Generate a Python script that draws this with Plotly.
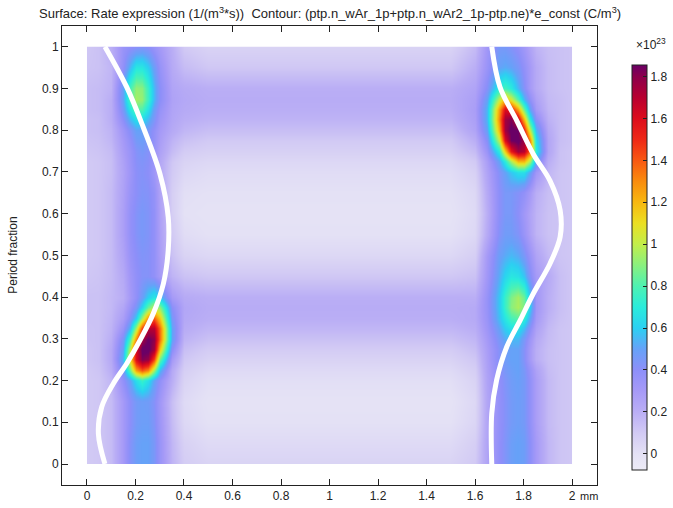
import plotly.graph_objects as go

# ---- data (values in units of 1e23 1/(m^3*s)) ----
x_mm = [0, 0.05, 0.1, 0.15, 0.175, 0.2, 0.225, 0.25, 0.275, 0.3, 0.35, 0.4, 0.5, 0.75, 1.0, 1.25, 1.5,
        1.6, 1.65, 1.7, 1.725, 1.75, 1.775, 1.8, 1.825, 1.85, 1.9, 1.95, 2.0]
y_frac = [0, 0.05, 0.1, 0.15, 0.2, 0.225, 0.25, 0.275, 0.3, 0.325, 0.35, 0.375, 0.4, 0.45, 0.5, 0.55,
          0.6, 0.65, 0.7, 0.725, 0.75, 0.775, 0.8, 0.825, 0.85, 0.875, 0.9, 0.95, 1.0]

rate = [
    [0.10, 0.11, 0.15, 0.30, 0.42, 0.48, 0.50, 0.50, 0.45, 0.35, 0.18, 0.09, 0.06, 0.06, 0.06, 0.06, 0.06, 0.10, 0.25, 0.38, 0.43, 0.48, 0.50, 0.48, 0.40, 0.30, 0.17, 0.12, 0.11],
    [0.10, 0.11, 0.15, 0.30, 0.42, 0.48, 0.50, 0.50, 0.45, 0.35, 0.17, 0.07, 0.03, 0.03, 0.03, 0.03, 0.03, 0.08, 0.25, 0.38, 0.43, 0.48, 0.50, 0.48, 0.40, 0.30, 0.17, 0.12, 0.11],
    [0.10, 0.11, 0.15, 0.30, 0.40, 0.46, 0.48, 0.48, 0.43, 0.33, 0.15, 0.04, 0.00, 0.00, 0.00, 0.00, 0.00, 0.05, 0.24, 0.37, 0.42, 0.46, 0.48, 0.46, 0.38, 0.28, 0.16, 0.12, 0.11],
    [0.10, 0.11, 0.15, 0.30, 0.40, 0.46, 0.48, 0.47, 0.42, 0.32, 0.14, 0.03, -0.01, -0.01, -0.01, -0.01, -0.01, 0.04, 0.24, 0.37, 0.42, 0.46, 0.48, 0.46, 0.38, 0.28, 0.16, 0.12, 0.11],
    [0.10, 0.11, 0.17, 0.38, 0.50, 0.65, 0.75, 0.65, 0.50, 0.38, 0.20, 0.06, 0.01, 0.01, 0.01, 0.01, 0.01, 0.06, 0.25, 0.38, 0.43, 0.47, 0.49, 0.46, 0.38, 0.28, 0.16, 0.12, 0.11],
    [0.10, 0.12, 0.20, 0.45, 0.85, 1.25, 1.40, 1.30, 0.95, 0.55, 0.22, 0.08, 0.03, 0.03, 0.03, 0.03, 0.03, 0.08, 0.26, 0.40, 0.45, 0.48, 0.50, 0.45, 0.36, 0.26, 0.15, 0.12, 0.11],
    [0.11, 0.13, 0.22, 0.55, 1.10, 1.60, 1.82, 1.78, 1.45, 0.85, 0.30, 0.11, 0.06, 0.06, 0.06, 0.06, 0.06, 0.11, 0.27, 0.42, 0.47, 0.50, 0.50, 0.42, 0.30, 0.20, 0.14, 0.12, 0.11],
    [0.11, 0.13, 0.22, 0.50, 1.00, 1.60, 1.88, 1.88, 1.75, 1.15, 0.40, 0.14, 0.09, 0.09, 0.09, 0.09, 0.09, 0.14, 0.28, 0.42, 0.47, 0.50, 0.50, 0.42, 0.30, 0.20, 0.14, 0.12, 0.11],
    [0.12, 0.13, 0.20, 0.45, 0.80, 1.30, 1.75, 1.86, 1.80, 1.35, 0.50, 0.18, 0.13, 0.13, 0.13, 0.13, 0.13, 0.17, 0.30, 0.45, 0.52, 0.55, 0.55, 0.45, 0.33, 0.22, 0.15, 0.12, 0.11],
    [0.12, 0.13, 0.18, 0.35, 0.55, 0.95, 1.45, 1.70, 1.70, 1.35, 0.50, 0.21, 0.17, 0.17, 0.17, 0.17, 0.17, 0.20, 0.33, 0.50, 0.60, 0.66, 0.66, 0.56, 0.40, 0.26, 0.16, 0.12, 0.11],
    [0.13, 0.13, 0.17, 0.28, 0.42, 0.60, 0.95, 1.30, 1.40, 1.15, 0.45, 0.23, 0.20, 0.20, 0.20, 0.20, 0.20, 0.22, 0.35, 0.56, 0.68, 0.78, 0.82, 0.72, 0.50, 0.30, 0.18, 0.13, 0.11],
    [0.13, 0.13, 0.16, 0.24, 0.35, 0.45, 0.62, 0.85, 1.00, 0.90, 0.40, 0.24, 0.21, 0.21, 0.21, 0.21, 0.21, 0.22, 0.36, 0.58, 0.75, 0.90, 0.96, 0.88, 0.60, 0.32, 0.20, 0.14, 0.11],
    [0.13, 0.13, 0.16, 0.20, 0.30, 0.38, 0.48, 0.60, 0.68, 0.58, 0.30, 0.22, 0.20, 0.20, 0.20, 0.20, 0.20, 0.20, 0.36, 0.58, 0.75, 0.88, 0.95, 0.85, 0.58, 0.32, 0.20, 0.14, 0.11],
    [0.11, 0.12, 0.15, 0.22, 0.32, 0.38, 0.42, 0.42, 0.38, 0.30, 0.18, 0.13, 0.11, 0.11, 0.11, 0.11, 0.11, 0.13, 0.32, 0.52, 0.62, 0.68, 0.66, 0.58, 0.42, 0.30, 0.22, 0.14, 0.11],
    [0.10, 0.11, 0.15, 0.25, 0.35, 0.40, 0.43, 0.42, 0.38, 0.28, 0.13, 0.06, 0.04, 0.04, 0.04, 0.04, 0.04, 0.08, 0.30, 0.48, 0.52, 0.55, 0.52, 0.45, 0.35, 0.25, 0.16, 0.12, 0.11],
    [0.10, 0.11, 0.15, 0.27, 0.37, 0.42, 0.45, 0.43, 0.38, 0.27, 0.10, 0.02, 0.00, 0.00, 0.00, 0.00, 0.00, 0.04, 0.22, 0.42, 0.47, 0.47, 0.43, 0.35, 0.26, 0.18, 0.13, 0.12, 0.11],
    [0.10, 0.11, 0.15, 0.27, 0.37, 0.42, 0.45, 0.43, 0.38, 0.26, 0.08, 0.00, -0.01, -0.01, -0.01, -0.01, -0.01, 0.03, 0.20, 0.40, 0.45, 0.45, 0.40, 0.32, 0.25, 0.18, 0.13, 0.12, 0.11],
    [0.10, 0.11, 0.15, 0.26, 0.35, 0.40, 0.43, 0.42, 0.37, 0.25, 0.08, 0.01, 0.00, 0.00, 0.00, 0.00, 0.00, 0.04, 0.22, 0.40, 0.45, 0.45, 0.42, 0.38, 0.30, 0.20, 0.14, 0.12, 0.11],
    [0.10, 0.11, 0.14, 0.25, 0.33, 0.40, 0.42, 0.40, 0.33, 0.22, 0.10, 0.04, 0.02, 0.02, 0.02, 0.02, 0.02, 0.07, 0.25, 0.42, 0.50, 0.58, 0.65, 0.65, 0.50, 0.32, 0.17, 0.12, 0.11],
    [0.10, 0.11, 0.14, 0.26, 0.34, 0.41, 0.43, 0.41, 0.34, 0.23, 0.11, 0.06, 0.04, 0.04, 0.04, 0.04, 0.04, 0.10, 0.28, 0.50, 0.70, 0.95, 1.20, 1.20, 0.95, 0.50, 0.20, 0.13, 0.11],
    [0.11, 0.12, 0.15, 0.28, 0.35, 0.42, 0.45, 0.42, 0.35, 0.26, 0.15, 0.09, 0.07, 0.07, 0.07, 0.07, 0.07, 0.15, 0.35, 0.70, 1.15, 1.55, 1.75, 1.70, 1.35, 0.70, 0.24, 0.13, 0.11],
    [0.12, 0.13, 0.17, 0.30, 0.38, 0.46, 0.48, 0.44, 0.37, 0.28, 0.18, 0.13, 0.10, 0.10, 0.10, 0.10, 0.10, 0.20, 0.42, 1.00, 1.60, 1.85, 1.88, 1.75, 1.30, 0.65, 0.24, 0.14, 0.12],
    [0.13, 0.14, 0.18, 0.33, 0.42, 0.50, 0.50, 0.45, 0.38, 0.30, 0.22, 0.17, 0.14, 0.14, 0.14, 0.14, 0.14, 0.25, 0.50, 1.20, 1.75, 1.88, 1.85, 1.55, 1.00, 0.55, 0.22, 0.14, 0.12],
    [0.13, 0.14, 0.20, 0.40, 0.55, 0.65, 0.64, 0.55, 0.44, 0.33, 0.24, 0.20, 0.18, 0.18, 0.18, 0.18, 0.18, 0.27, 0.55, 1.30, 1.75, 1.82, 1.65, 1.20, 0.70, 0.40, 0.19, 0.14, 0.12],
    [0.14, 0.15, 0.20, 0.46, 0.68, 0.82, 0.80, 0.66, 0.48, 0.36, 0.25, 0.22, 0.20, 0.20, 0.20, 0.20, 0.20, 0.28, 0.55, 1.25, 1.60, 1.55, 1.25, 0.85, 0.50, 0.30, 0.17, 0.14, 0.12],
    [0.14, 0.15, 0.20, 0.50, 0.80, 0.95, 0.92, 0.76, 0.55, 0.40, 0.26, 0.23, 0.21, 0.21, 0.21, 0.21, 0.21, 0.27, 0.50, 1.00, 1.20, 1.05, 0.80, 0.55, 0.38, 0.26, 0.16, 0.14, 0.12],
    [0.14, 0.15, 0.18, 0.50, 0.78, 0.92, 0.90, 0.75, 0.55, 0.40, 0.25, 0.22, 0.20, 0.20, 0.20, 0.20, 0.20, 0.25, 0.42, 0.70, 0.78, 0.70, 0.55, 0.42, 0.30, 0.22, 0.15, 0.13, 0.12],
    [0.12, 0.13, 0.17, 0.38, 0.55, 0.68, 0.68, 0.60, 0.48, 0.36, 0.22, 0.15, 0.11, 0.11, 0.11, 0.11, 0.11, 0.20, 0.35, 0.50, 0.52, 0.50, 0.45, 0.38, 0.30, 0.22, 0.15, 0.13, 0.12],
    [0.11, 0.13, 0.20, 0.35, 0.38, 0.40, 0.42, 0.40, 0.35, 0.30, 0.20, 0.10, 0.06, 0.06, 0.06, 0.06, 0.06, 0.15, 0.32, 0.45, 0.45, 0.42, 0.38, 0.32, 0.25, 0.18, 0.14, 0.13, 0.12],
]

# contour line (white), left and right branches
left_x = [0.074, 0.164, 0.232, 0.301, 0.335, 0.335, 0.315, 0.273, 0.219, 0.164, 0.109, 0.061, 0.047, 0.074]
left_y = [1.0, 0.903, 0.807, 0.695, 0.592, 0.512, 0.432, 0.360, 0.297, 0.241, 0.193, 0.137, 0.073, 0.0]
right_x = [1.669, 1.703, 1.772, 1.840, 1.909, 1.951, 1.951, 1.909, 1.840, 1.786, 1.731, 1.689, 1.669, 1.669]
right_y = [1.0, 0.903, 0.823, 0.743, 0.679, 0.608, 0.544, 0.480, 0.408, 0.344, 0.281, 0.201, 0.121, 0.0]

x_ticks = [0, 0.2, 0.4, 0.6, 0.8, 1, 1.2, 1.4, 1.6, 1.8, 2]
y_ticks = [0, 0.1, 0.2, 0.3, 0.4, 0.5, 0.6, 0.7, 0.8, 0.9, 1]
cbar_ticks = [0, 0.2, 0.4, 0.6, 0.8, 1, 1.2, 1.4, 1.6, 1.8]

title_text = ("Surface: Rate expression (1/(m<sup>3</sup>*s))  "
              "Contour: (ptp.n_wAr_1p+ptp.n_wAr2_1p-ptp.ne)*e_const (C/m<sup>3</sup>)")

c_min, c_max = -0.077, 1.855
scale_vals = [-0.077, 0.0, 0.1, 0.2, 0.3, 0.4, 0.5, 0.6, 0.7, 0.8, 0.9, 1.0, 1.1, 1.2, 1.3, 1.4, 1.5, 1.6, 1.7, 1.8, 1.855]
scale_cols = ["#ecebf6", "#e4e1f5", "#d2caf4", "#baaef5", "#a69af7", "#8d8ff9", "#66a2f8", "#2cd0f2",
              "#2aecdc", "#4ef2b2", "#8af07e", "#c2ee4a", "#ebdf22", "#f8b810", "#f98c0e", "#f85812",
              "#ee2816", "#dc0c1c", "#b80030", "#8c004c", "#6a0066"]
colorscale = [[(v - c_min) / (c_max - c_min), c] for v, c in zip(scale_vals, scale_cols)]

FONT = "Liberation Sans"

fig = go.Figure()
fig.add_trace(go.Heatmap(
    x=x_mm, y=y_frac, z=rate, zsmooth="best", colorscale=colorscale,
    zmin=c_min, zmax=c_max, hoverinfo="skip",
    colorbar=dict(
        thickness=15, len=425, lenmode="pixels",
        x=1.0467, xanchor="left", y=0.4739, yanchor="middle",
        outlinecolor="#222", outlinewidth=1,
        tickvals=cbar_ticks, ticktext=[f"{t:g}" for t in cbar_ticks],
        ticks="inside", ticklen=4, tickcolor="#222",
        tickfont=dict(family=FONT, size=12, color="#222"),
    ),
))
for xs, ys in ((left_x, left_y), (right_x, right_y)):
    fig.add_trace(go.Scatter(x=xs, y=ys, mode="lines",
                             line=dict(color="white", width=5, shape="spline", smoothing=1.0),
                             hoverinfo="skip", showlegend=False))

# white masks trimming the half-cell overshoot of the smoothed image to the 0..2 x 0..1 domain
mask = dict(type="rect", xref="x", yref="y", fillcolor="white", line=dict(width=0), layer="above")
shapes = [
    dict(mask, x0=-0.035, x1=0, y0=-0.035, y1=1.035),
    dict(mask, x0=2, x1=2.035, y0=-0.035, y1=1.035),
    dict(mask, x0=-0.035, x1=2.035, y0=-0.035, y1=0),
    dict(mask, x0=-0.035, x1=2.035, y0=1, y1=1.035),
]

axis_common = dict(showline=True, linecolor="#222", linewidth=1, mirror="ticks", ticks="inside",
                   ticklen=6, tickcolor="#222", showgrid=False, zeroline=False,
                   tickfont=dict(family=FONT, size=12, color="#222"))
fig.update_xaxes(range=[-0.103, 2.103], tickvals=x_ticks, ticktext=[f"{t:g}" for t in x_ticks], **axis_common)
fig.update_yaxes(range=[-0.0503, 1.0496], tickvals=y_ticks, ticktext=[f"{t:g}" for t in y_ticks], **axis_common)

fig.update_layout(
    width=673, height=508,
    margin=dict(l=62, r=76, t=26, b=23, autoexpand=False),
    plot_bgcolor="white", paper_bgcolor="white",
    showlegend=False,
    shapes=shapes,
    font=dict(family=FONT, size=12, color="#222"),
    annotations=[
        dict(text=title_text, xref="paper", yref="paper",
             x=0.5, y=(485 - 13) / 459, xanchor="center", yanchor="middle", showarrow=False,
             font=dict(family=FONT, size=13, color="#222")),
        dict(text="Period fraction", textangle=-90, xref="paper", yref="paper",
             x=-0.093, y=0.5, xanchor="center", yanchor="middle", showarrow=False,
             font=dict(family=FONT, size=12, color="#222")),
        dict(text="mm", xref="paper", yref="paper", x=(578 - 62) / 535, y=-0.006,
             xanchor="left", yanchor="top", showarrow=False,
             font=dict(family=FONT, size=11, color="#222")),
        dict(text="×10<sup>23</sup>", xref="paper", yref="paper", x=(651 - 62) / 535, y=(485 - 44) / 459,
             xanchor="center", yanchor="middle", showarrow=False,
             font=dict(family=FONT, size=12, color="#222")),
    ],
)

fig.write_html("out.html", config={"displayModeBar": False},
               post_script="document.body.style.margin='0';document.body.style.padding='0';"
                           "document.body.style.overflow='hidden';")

** PROBLEM REQUIREMENTS **
The lines from the top of the data above through the one holding "import plotly.graph_objects as go" are to be repeated exactly, and only those, with no pictures.

** FULL OUTPUT **
Generate a Python script that draws this with Plotly.
import plotly.graph_objects as go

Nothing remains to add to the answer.